Это был великий момент в жизни Тамма.
Балыбердин утверждает, что, не оценив юмора — довольно тонкого (учитывая состояние Володи и наличие Всего одной трети кислорода в воздухе по отношению к уровню моря), — Тамм деловым тоном спросил, где Эдик, вопросил снять панораму и описать вершину. — Какое сегодня число, — спросил Балыбердин, — и — который час?
— Четвертое мая, четырнадцать тридцать пять, — сказал Тамм.
Это был важный момент в жизни экспедиции.
Усилия многих сотен людей, которые готовили, организовывали экспедицию и участвовали в ней, были увенчаны блестящей победой. Миллионы советских любителей спорта могли гордиться спортивным подвигом альпинистов экспедиции. Балыбердин, впрочем, чувствовал еще и великое облегчение: что не надо ползти вверх. Он раскопал камеру и ждал подходившего Эдика. Он говорит, что специально не дошел до тревоги, чтобы снять проход Мысловского по девственному снегу.
Эдик подошел. Володя попросил его подождать, чтобы приготовиться к съемке, но Мысловскому не хотелось ждать. Он слишком долго и трудно шел, чтобы останавливаться. Он прошел мимо Балыбердина, сделав несколько шагов по нетронутому снегу, и сел возле металлического штыря треноги.
Тут можно вспомнить первовосходителей на Эверест — Хиллари и Тенцинга, которые старались подчеркнуть, что в парном восхождении не может быть первого (и даже создали документ, подтверждающий, что они ступили на макушку ПОЧТИ ОДНОВРЕМЕННО). Можно вспомнить и других восходителей, которые последние шаги к вершине делали обнявшись и в ногу, чтобы не сеять раздор.

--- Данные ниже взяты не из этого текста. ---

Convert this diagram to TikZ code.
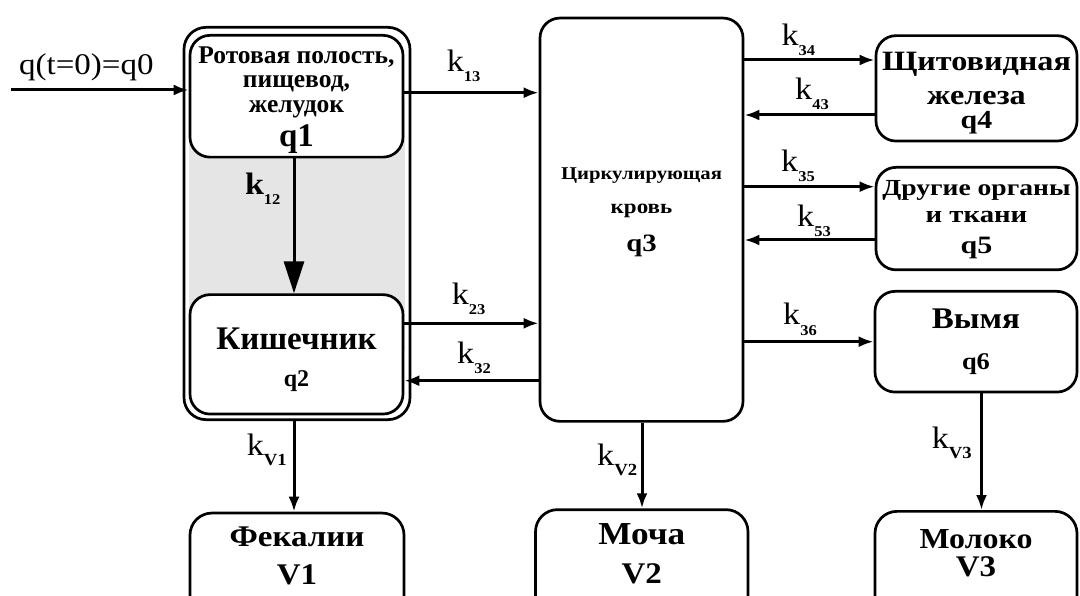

Мысловский и Балыбердин вышли к вершине с интервалом. Но вышли они вдвоем, единой связкой. И хотя Балыбердин первым ступил на верхнюю точку планеты, это была не только его заслуга или заслуга двойки, а результат усилий всей команды. Дело было сделано.
Володя потом, вспоминая этот момент, говорил, что ни торжественных, ни высоких мыслей в голову ему не приходило. Он был просто рад, что первым из советских альпинистов они ступили на вершину.
Потом начали снимать. Сначала Балыбердин — Эдика, потом Эдик — Бэла. Облака были высоко, и панораму снять не удалось. Потом они снова связались с базой. Из-за дикого холода питание в рации подсело, и было слышно не очень хорошо.
Тем не менее ребята с вершины сообщили, что они оставили у треноги пустой кислородный баллон, а Тамм посоветовал им снять панораму и быстро спускаться вниз: он боялся, что в темноте Балыбердин с Мыслов-ским не найдут, где сворачивать с Западного гребня к лагерю-5.